Sadly, the results for East Asia aren’t quite as exciting, or especially validating of my hypothesis. I should note that poorer countries like Mongolia and N. Korea didn’t have complete data so I had to limit my list of countries.


It is interesting to note that SIPRI’s list shows a dramatic climb in China’s military spending over the past 10 years, in 1999 they spent less than a 3rd what they do now. Using http://www.umsl.edu/services/govdocs/wofact99/5.htm I will show the change 11 years has brought East Asia:

Surprisingly, China’s relative economic growth has been minimal, changing just 5% relative to the rest of East Asia. The notable exception of Japan might cause you to wonder do these numbers really add up? They mostly do. The reason China hasn’t improve more is because its own growth has been matched economically by Taiwan and South Korea. But militarily, China now matches its economic might with the majority of all military spending in East Asia. My hypothesis could work, perhaps there was a threshold in individual income in China that passed in the last decade, while the government in Japan saw the national debt and increasing cost of an aging population as a bigger threat than military ones.

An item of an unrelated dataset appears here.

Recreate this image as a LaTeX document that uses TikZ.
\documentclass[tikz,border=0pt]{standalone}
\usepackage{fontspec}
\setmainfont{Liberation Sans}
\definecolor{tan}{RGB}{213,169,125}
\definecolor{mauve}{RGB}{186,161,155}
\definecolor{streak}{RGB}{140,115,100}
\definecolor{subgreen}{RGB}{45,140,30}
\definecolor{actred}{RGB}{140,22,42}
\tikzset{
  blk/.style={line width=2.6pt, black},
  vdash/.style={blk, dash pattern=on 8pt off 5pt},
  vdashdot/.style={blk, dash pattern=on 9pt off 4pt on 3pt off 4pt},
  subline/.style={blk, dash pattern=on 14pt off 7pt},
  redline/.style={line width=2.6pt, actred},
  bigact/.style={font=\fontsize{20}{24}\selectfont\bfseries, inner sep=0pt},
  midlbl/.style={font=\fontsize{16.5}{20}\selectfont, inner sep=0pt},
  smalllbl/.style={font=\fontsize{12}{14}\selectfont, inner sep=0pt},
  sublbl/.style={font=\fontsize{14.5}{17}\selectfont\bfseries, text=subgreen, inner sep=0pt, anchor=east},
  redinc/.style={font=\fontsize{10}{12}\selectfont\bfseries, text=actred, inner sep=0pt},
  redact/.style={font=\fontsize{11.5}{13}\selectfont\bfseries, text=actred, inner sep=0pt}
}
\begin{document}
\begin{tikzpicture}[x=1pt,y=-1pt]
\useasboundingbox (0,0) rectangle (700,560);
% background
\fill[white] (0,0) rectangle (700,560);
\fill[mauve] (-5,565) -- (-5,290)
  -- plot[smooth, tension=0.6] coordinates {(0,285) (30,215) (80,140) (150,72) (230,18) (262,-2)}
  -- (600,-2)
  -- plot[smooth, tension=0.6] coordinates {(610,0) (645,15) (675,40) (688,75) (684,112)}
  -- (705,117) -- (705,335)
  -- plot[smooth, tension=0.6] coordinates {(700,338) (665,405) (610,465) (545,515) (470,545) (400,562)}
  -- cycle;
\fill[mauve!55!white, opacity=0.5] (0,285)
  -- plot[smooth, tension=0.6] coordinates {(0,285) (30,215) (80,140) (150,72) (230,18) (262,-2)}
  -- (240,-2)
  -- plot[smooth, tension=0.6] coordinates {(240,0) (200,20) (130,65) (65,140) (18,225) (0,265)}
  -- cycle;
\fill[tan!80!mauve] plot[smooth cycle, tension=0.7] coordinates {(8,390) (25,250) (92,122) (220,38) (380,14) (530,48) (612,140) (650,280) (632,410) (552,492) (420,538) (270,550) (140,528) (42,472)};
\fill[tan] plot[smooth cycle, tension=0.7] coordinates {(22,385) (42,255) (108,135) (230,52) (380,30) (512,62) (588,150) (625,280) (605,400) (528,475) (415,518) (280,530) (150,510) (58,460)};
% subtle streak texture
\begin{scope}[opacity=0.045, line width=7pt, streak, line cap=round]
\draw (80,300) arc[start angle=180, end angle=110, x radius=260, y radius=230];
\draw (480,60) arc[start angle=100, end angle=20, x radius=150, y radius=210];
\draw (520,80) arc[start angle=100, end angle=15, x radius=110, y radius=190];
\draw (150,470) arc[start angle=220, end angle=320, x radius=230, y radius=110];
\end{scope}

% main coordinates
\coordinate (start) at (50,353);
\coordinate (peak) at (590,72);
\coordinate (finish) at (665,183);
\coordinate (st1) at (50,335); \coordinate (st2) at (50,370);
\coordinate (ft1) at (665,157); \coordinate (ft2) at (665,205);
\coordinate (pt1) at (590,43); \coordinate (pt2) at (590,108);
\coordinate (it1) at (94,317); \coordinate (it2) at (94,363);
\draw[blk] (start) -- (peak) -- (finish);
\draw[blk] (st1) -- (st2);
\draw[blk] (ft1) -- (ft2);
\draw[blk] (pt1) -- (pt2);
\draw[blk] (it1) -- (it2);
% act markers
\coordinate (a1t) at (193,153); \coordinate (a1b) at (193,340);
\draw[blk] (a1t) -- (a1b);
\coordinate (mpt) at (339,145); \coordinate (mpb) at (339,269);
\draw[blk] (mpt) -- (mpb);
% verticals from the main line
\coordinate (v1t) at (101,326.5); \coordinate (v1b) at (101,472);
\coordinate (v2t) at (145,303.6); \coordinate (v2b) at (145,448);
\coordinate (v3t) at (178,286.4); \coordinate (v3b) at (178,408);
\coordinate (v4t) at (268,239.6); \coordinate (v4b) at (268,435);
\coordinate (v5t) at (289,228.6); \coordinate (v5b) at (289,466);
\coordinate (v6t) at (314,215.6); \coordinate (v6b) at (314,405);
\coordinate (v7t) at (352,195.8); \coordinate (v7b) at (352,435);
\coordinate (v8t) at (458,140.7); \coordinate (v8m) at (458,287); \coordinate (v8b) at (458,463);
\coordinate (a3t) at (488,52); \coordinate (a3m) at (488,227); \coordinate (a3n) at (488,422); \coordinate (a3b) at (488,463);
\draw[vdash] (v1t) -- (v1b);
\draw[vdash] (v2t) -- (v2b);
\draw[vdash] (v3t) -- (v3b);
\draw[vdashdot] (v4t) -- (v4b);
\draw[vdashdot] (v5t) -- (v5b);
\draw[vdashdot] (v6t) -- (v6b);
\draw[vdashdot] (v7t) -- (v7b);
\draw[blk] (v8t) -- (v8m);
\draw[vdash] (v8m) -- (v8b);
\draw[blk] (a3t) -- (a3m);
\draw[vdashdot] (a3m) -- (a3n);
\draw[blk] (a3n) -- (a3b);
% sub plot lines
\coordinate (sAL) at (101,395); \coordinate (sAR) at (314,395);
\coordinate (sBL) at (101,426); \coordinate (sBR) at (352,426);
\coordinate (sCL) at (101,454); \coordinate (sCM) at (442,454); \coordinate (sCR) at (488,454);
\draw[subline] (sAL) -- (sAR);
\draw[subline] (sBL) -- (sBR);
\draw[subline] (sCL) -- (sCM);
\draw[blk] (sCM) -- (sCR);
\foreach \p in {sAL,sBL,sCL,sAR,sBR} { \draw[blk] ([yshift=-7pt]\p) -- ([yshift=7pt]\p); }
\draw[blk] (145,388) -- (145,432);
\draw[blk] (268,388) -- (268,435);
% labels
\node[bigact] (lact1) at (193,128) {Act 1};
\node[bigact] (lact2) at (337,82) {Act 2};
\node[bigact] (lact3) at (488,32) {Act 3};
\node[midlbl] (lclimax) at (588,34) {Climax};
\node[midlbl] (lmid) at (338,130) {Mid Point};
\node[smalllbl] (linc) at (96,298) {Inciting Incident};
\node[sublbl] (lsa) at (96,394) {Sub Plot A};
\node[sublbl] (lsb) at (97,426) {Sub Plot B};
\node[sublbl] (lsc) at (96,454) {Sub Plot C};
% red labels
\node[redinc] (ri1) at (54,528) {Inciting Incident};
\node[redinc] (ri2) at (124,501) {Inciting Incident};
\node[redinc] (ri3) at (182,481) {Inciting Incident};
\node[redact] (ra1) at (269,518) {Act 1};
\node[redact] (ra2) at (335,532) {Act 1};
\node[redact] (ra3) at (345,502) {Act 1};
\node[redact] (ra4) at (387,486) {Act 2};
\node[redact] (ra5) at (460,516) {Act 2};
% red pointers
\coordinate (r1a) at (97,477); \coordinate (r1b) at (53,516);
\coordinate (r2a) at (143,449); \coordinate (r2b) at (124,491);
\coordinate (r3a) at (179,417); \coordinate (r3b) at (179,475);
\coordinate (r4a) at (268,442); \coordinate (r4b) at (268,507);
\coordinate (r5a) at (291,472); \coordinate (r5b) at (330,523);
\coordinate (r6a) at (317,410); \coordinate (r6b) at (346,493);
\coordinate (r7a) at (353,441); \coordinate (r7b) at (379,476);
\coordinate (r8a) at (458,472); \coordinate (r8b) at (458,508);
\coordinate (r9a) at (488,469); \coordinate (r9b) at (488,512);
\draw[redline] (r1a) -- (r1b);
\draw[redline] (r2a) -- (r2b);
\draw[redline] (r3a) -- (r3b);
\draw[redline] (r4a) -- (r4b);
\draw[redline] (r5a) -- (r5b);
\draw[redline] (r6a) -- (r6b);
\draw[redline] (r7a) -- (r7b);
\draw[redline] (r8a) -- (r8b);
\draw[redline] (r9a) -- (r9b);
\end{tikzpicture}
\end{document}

I think I’m probably wrong though; there are likely better explanations for relative military spending than GDP per capita alone. for instance, in 1996 the third taiwan strait crisis took place, possibly driving the government in Taipei to continue spending a large amount on its military. In 1998 South Korea began the so-called Sunshine Policy with North Korea, easing tensions in the region as a result. Finally, China itself has seen its direction of trade expand in the past decade; numerous shipping routes have become essential to its globalized economy. Perhaps the relative leap in China’s military spending is mostly an outcome of its increasing trade. In the US the war of 1812 is often hailed by historians as an early example of US economic policy shaping its military and foreign policy perhaps the three fold increase in military spending by China is similar.